House Judiciary Committee Republicans have launched a records probe into New York City leaders, pressing prosecutors and law enforcement chiefs for files tied to the city's sanctuary-era immigration policies. The request zeroes in on whether local practices limited cooperation with federal immigration authorities and comes as the federal government sharpens enforcement. With a tight production timetable, the inquiry could move quickly from letters to public hearings if documents are not produced.

According to New York Post, Chairmen Jim Jordan and Tom McClintock sent letters to seven New York officials, including Manhattan District Attorney Alvin Bragg, NYPD Commissioner Jessica Tisch and Department of Correction Commissioner Stanley Richards. The letters ask for documents and communications about immigration-related policies and relevant case information by June 10, 2026. The Post reports that Brooklyn DA Eric Gonzalez, Queens DA Melinda Katz, Bronx DA Darcel Clark and Staten Island DA Michael McMahon were also named. The committee cited thousands of ICE detainer requests lodged at the start of 2025 that it alleges were mostly not honored by city agencies.

What the committee is asking for

The letters request emails, policy memos, internal guidance and case-level records that could show how detainers and other immigration requests were handled.
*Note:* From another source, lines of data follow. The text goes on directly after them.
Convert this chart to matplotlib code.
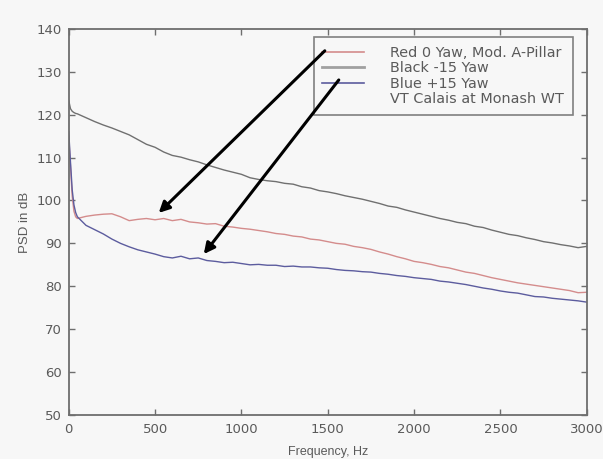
import matplotlib
matplotlib.use("Agg")
import matplotlib.pyplot as plt
from matplotlib.lines import Line2D

# frequency grid (Hz)
freq = [0, 10, 20, 30, 40] + list(range(50, 3001, 50))

# PSD in dB
red_0yaw = [115.0, 108.0, 101.0, 97.5, 96.2,
            95.8, 96.3, 96.6, 96.8, 96.9, 96.2, 95.3, 95.6, 95.8, 95.5,
            95.8, 95.3, 95.6, 95.0, 94.8, 94.5, 94.6, 94.0, 93.8, 93.5,
            93.3, 93.0, 92.7, 92.3, 92.1, 91.7, 91.5, 91.0, 90.8, 90.4,
            90.0, 89.8, 89.3, 89.0, 88.6, 88.0, 87.5, 86.9, 86.4, 85.8,
            85.5, 85.1, 84.6, 84.3, 83.8, 83.3, 83.0, 82.5, 82.0, 81.6,
            81.2, 80.8, 80.5, 80.2, 79.9, 79.6, 79.3, 79.0, 78.5, 78.6]

black_m15 = [123.3, 121.4, 120.8, 120.5, 120.3,
             120.2, 119.3, 118.4, 117.6, 116.9, 116.1, 115.3, 114.2, 113.1, 112.4,
             111.3, 110.5, 110.1, 109.5, 109.0, 108.3, 107.7, 107.1, 106.6, 106.1,
             105.3, 104.9, 104.6, 104.4, 104.0, 103.8, 103.2, 102.9, 102.3, 102.0,
             101.6, 101.1, 100.7, 100.3, 99.8, 99.3, 98.7, 98.4, 97.8, 97.3,
             96.8, 96.3, 95.8, 95.4, 94.9, 94.6, 94.0, 93.7, 93.1, 92.6,
             92.1, 91.8, 91.3, 90.9, 90.4, 90.1, 89.7, 89.4, 89.0, 89.3]

blue_p15 = [116.0, 109.0, 102.5, 99.0, 97.2,
            96.2, 94.2, 93.2, 92.2, 91.0, 90.0, 89.2, 88.5, 88.0, 87.5,
            86.9, 86.6, 87.0, 86.4, 86.6, 86.0, 85.8, 85.5, 85.6, 85.3,
            85.0, 85.1, 84.9, 84.9, 84.6, 84.7, 84.5, 84.5, 84.3, 84.2,
            83.9, 83.7, 83.6, 83.4, 83.3, 83.0, 82.8, 82.5, 82.3, 82.0,
            81.8, 81.6, 81.2, 81.0, 80.7, 80.4, 80.0, 79.6, 79.3, 78.9,
            78.6, 78.4, 78.0, 77.6, 77.5, 77.2, 77.0, 76.8, 76.6, 76.3]

legend_labels = ["Red 0 Yaw, Mod. A-Pillar", "Black -15 Yaw", "Blue +15 Yaw",
                 "VT Calais at Monash WT"]

bg = "#f7f7f7"
grey = "#6e6e6e"
txt = "#5a5a5a"
c_red = "#d48c8c"
c_black = "#707070"
c_blue = "#5c5c9e"

plt.rcParams["font.family"] = ["DejaVu Sans"]

fig = plt.figure(figsize=(6.03, 4.59), dpi=100, facecolor=bg)
ax = fig.add_axes([0.114, 0.096, 0.859, 0.841], facecolor=bg)

ax.plot(freq, black_m15, color=c_black, lw=1.0)
ax.plot(freq, red_0yaw, color=c_red, lw=1.0)
ax.plot(freq, blue_p15, color=c_blue, lw=1.0)

ax.set_xlim(0, 3000)
ax.set_ylim(50, 140)
ax.set_xticks(range(0, 3001, 500))
ax.set_yticks(range(50, 141, 10))
ax.tick_params(direction="in", top=True, right=True, length=4, width=1,
               color=grey, labelcolor=txt, labelsize=9.5)
ax.tick_params(axis="x", pad=6)
ax.tick_params(axis="y", pad=5)
for s in ax.spines.values():
    s.set_color(grey)
    s.set_linewidth(1.3)

ax.set_xlabel("Frequency, Hz", fontsize=9, color=txt, labelpad=7,
              family="Liberation Sans")
ax.set_ylabel("PSD in dB", fontsize=9.5, color=txt, labelpad=4,
              family="Liberation Sans")

handles = [Line2D([], [], color=c_red, lw=1.2),
           Line2D([], [], color="#a0a0a0", lw=2.0),
           Line2D([], [], color=c_blue, lw=1.2),
           Line2D([], [], color="none")]
leg = ax.legend(handles, legend_labels, loc="upper right",
                bbox_to_anchor=(0.973, 0.979), fontsize=10.4, frameon=True,
                fancybox=False, edgecolor="#808080", facecolor=bg, framealpha=1,
                handlelength=2.9, handletextpad=1.8, labelspacing=0.1,
                borderpad=0.6, borderaxespad=0)
leg.set_zorder(4)
for t in leg.get_texts():
    t.set_color(txt)
leg.get_frame().set_linewidth(1.2)

# the two black arrows pointing from the legend to the curves
arrow = dict(arrowstyle="-|>", color="black", lw=2.2, mutation_scale=16,
             shrinkA=0, shrinkB=0)
ax.annotate("", xy=(521, 97.1), xytext=(1483, 134.9), arrowprops=arrow,
            zorder=6)
ax.annotate("", xy=(782, 87.5), xytext=(1564, 128.1), arrowprops=arrow,
            zorder=6)

fig.savefig("out.png", dpi=100, facecolor=bg)
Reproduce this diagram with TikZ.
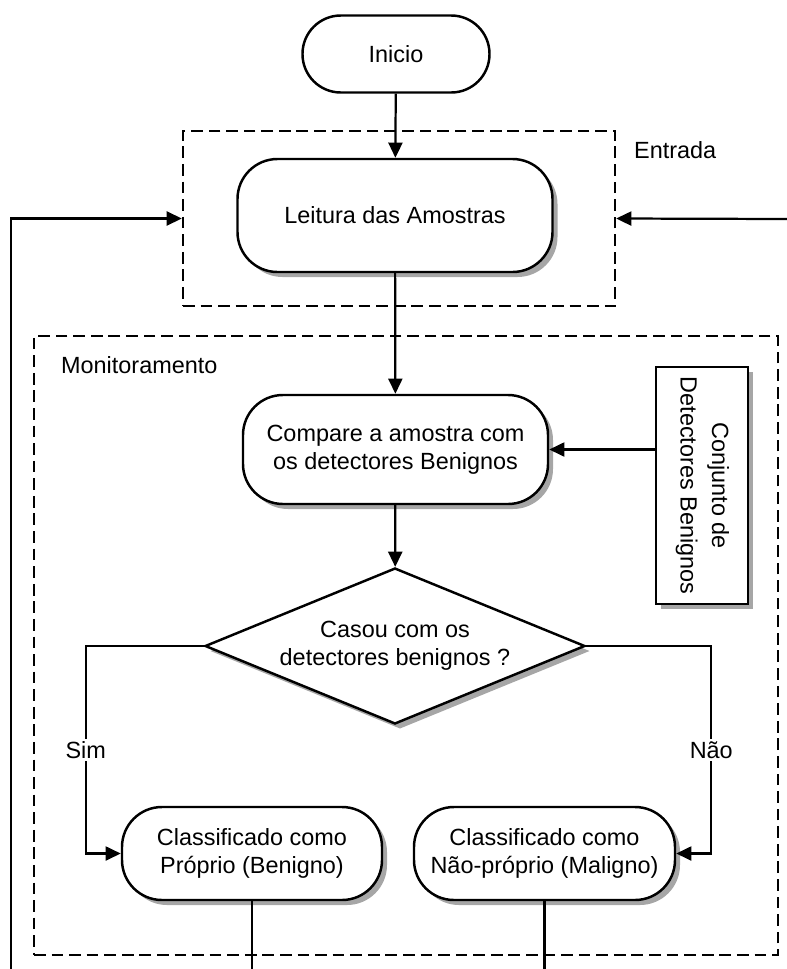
\documentclass[tikz,border=0pt]{standalone}
\usepackage{fontspec}
\setmainfont{Liberation Sans}
\usepackage{graphicx}
\usetikzlibrary{arrows.meta,shapes.geometric,shadows}

\begin{document}
\begin{tikzpicture}[x=0.03cm, y=-0.03cm,
    font=\fontsize{20}{24}\selectfont,
    sombra/.style={drop shadow={shadow xshift=0.15cm, shadow yshift=-0.15cm, fill=black!35, opacity=1}},
    etapa/.style={draw, line width=2.1pt, fill=white, rounded corners=1.2cm, align=center, sombra},
    grupo/.style={draw, line width=2pt, dash pattern=on 10pt off 5pt},
    seta/.style={line width=1.9pt, -{Triangle[length=13pt, width=12pt]}},
    linha/.style={line width=1.9pt}]
  \useasboundingbox (0,0) rectangle (787,969);

  % grupos tracejados
  \node[grupo, minimum width=12.96cm, minimum height=5.25cm] (entrada) at (399,218.5) {};
  \node[grupo, minimum width=22.32cm, minimum height=18.57cm] (monit) at (406,645.5) {};
  \node[anchor=west] (rotEntrada) at (630,150) {Entrada};
  \node[anchor=west] (rotMonit) at (57,365) {Monitoramento};

  % etapas
  \node[draw, line width=2.1pt, rounded corners=1.15cm, minimum width=5.61cm, minimum height=2.31cm]
    (inicio) at (396,54) {Inicio};
  \node[etapa, minimum width=9.45cm, minimum height=3.39cm] (leitura) at (395,215.5) {Leitura das Amostras};
  \node[etapa, minimum width=9.15cm, minimum height=3.27cm] (compara) at (395.5,449.5)
    {Compare a amostra com\\os detectores Benignos};
  \node[draw, line width=2.1pt, fill=white, sombra, minimum width=2.76cm, minimum height=7.11cm, inner sep=0pt]
    (conjunto) at (702,485.5)
    {\rotatebox{-90}{\begin{tabular}{@{}c@{}}Conjunto de\\[3pt]Detectores Benignos\end{tabular}}};
  \node[draw, shape=diamond, aspect=2.44, line width=2.1pt, fill=white, sombra, align=center,
    inner sep=1pt, minimum width=11.4cm, minimum height=4.68cm]
    (casou) at (395,646) {Casou com os\\detectores benignos ?};
  \node[etapa, minimum width=7.8cm, minimum height=2.79cm] (proprio) at (252,853.5)
    {Classificado como\\Próprio (Benigno)};
  \node[etapa, minimum width=7.83cm, minimum height=2.79cm] (maligno) at (544.5,853.5)
    {Classificado como\\Não-próprio (Maligno)};

  % pontas livres
  \coordinate (retEsq) at (11,969);
  \coordinate (retDir) at (787,219);
  \coordinate (saiProprio) at (252,969);
  \coordinate (saiMaligno) at (544.5,969);

  % ligacoes
  \draw[seta] (inicio) -- (leitura);
  \draw[seta] (leitura) -- (compara);
  \draw[seta] (compara) -- (casou);
  \draw[seta] (conjunto.west |- compara.east) -- (compara.east);
  \draw[seta] (casou.west) -- ++(-118,0) |- node[pos=0.25, fill=white, inner sep=2pt] {Sim} (proprio.west);
  \draw[seta] (casou.east) -- ++(125,0) |- node[pos=0.25, fill=white, inner sep=2pt] {Não} (maligno.east);
  \draw[linha] (proprio) -- (saiProprio);
  \draw[linha] (maligno) -- (saiMaligno);
  \draw[seta] (retEsq) |- (entrada.west);
  \draw[seta] (retDir) -- (entrada.east);
\end{tikzpicture}
\end{document}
The House GOP has used the same records-demand tactic recently, sending similar letters to officials in Philadelphia and Colorado, as documented in a House Judiciary release. If the New York requests track that pattern, the short turnaround will put city offices on a tight timeline to gather potentially voluminous material.

Federal backdrop

A city audit released May 22 found a sharp jump in federal immigration arrests in New York City, a statistic the committee may lean on, according to Reuters. At the same time, federal officials have signaled tougher steps against sanctuary jurisdictions, including plans to curtail customs and immigration processing at some airports, Reuters reported. Together, those developments give Washington a policy backdrop that could shape how aggressively the committee pursues oversight of city practices.

Political stakes for New York officials

Oversight from Jordan's committee has repeatedly targeted New York prosecutors in recent years, and letters can quickly lead to subpoenas or public hearings if recipients do not comply, according to the committee's public record. New York officials, including the mayor's office and district attorneys' offices, have defended limits on cooperation with federal immigration enforcement as legal and protective of community policing, a position reiterated in federal filings when the DOJ challenged city policies last year. That continuing tug-of-war between local policy and federal enforcement means any response from Bragg, Tisch and the other named officials will land in both court filings and political headlines.

The committee's demands are due in early June, and whether New York officials turn over the requested records on that timetable will determine how quickly the dispute moves from letters to hearings. For now, the inquiry opens another front in the national debate over sanctuary policies and local control of criminal-justice decisions.